Not everyone comes to voluntary simplicity for the same reasons. Adam Klassen Bartel, who works as a cook, started changing his lifestyle because of environmental and social concerns. Criticizing what he perceived as a cultural desire for “perpetual growth,” he pointed out that “there are only so many natural resources, and most of them aren’t coming back. So what happens when we run out of them?”
In response to feeling overwhelmed by the enormity of the problems his generation faces, Klassen Bartel started exploring voluntary simplicity. “When you start asking ‘How can I change the world?’-if you ask the question that way, you won’t be able to do anything. The world is too big; there are too many problems. What you can do is look at your own life.”
For Klassen Bartel, unplugging is important to maintaining perspective. “We are being bombarded by information all the time,” he said. “There is so much happening. It makes me anxious, and it just fills me up so much that I don’t actually have time to pull back and think. Simplicity, to me, is a way of focusing on the tasks that I’m doing, and actually trying to understand them.”
Speed is a common theme among many who are seeking to simplify their lives, and for Kenton Lobe, who teaches international development studies at CMU and is heavily involved in running the CMU farm, farming is an important corrective to the instantaneous nature of the industrialized world.
“When you’re farming,” he noted, “the mistakes that you make take a year to correct. If you screw something up, you could lose a whole crop. You learn that lesson really well, and you will have a whole year to think about it before you can take another crack at it.”
Lobe came to voluntary simplicity after working in the non-profit world for several years. “I had been working abstractly for a long time, and wanted to understand the concrete,” he explained. “Rather than talking about Bill Gates and soil fertility in Africa, I wanted to understand the nuts and bolts of soil.”

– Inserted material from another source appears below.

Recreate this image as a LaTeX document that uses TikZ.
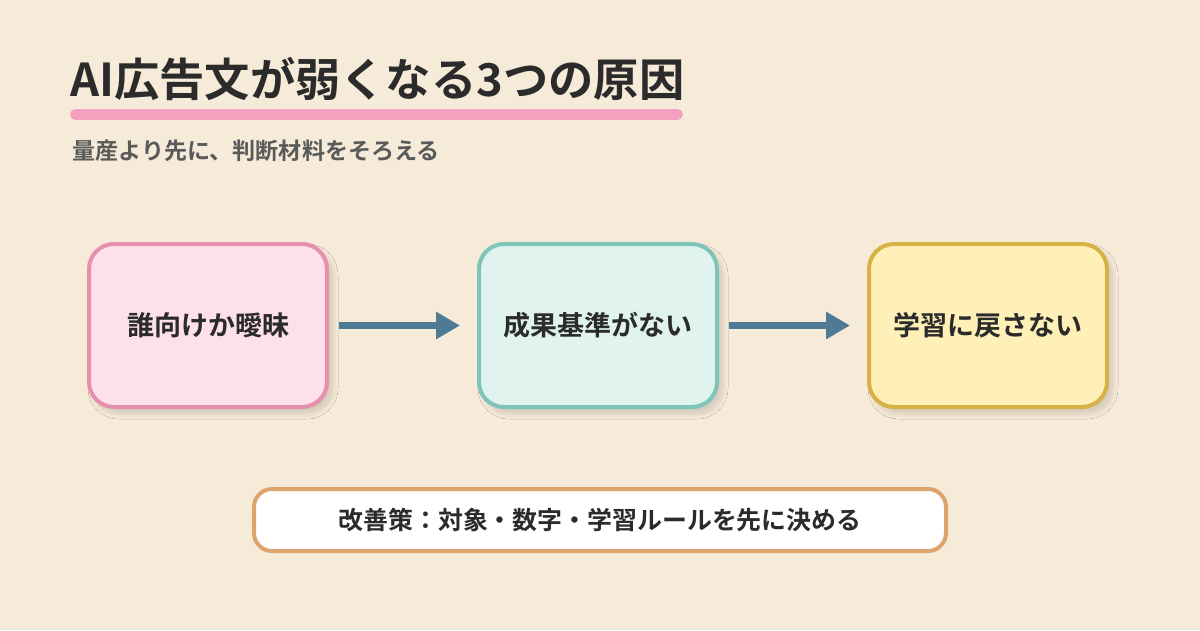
\documentclass[tikz,border=0pt]{standalone}
\usepackage{fontspec}
\setmainfont{Noto Sans CJK JP Bold}
\usetikzlibrary{arrows.meta,shadows.blur}
\definecolor{bgc}{HTML}{F6EAD8}
\definecolor{titlec}{HTML}{2B2B2B}
\definecolor{subc}{HTML}{5A5A5A}
\definecolor{pinkbar}{HTML}{F4A0BE}
\definecolor{pinkfill}{HTML}{FDE0EA}
\definecolor{pinkline}{HTML}{E391AE}
\definecolor{tealfill}{HTML}{E0F3EF}
\definecolor{tealline}{HTML}{7EC4B8}
\definecolor{yelfill}{HTML}{FFF0B8}
\definecolor{yelline}{HTML}{D6B244}
\definecolor{arrc}{HTML}{4E7A93}
\definecolor{orline}{HTML}{DCA46C}
\tikzset{
  card/.style={rounded corners=25pt, line width=4pt, minimum width=238pt, minimum height=163pt,
    inner sep=0pt, text=titlec, font=\fontsize{27}{31}\selectfont,
    blur shadow={shadow xshift=5pt, shadow yshift=-6pt, shadow blur steps=20, shadow opacity=16, shadow blur radius=6pt}},
  arr/.style={line width=7pt, draw=arrc, -{Triangle[length=24pt,width=26pt]}},
}
\begin{document}
\begin{tikzpicture}[x=1pt,y=-1pt]
\fill[bgc] (0,0) rectangle (1200,630);
\useasboundingbox (0,0) rectangle (1200,630);
\node[anchor=base west, inner sep=0pt, text=titlec, font=\fontsize{45.3}{52}\selectfont] (title) at (70,96) {AI広告文が弱くなる3つの原因};
\draw[pinkbar, line width=11pt, line cap=round] (75.5,114.5) -- (677.5,114.5);
\node[anchor=base west, inner sep=0pt, text=subc, font=\fontsize{23.1}{27}\selectfont] (sub) at (72,159) {量産より先に、判断材料をそろえる};
\node[card, fill=pinkfill, draw=pinkline] (b1) at (208,325.5) {\raisebox{-5pt}{誰向けか曖昧}};
\node[card, fill=tealfill, draw=tealline] (b2) at (598,325.5) {\raisebox{-5pt}{成果基準がない}};
\node[card, fill=yelfill, draw=yelline] (b3) at (988,325.5) {\raisebox{-5pt}{学習に戻さない}};
\draw[arr] ([xshift=10pt]b1.east) -- ([xshift=-17pt]b2.west);
\draw[arr] ([xshift=10pt]b2.east) -- ([xshift=-17pt]b3.west);
\node[rounded corners=18pt, line width=4pt, draw=orline, fill=white, minimum width=692pt, minimum height=62pt,
  inner sep=0pt, text=titlec, font=\fontsize{24.9}{29}\selectfont] (fix) at (600,520) {\raisebox{-4pt}{改善策：対象・数字・学習ルールを先に決める}};
\end{tikzpicture}
\end{document}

Lobe and his wife share the equivalent of a single full-time job, and are exploring other ways of gearing down. “We got rid of a car, and it was an opening of time in another way. Home-schooling our kids is exactly the same thing. There’s no more getting up and rushing around in the morning…All of these things open possibilities for imagining what time might look like in one’s world.”
Lobe knows that others might find his family’s lifestyle baffling, but going back has no appeal for him. “We can’t imagine stepping back into that flow-not because it’s some idyllic world that we’re living in, but because we’ve lost the capacity to cope with moving that fast happily.”